In typical Anderson fashion, the story is told in the past tense: first by Zero (played by F. Murray Abraham in this future timeline) to an author (Jude Law) in the '60s. It's then transformed by that author into a book in the '80s (Tom Wilkinson plays the author in this segment). And of course, in the most typical Anderson fashion, the costumes, sets,

graphic design

, and comedic punchlines are gorgeous, decadent, and better than ever. The film is more complex than any of his past works, and covers more capital-T themes than ever before--love, death, war, sex, political terror, law, murder--and yet somehow still manages to feel less serious than any of his other movies. This is largely due to the fact that with a cast of big-name actors large enough to require a separate movie poster just for all their faces, no one is allowed enough screen time to truly burrow their way into the audience's hearts. So what if somebody gets whacked?! It still doesn't feel as important Richie's gallery of Margot paintings in the ballroom on the fourth floor. But maybe that's not a bad thing. 

I've read a lot of reviews of the film that criticize the increased twee-factors, two dimensionality of the shots, and starkness of the dialogue, and I understand. As someone who was enraptured by the casual goofiness of

Bottle Rocket

and poignant oddness of

The Royal Tenenbaums

, I initially felt sort of ripped off by

The Grand Budapest Hotel.

Where were the characters I could fall in love with? The '70s rock? The tender glances? The carefree fun? The '30s equivalent of James Caan in white socks and Tevas?! The easy-breeziness of Anderson's films has been slowly depleting, but his choice to exert a forceful control of dialogue, blocking, and set design only makes

The Grand Budapest Hotel

an even more interesting film.

This is Anderson going where he wants to go.

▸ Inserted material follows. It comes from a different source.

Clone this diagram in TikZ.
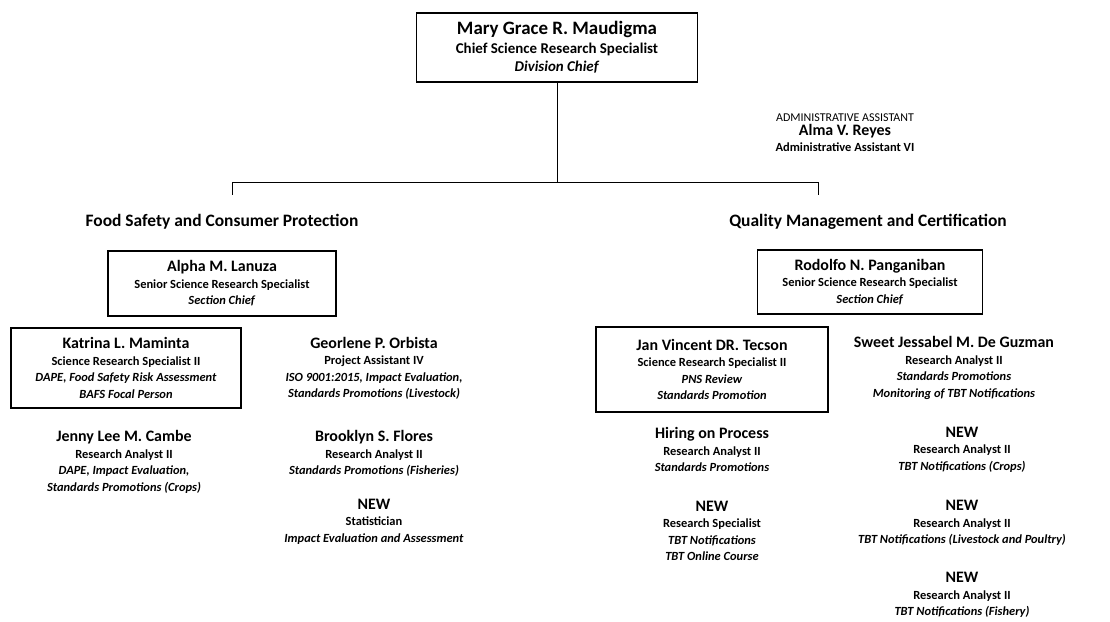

It's no accident that the aspect ratios change throughout the film, the shots are more asymmetrical, the design is more meticulous, the perfect-ness is all the more perfect. Even the things that threaten to tear the beautiful world of

The Grand Budapest Hotel

apart are gorgeous and odd, like Edward Norton's boyish grin--granted, one that's attached to a body dressed in the uniform of brutal military captain. In this world, the past is perfect even in its flaws. Sometimes it's a nice relief to pack up your 21st century necessities, turn off your phone, and just let the nostalgia sink in. 

The Grand Budapest Hotel opens today, March 7.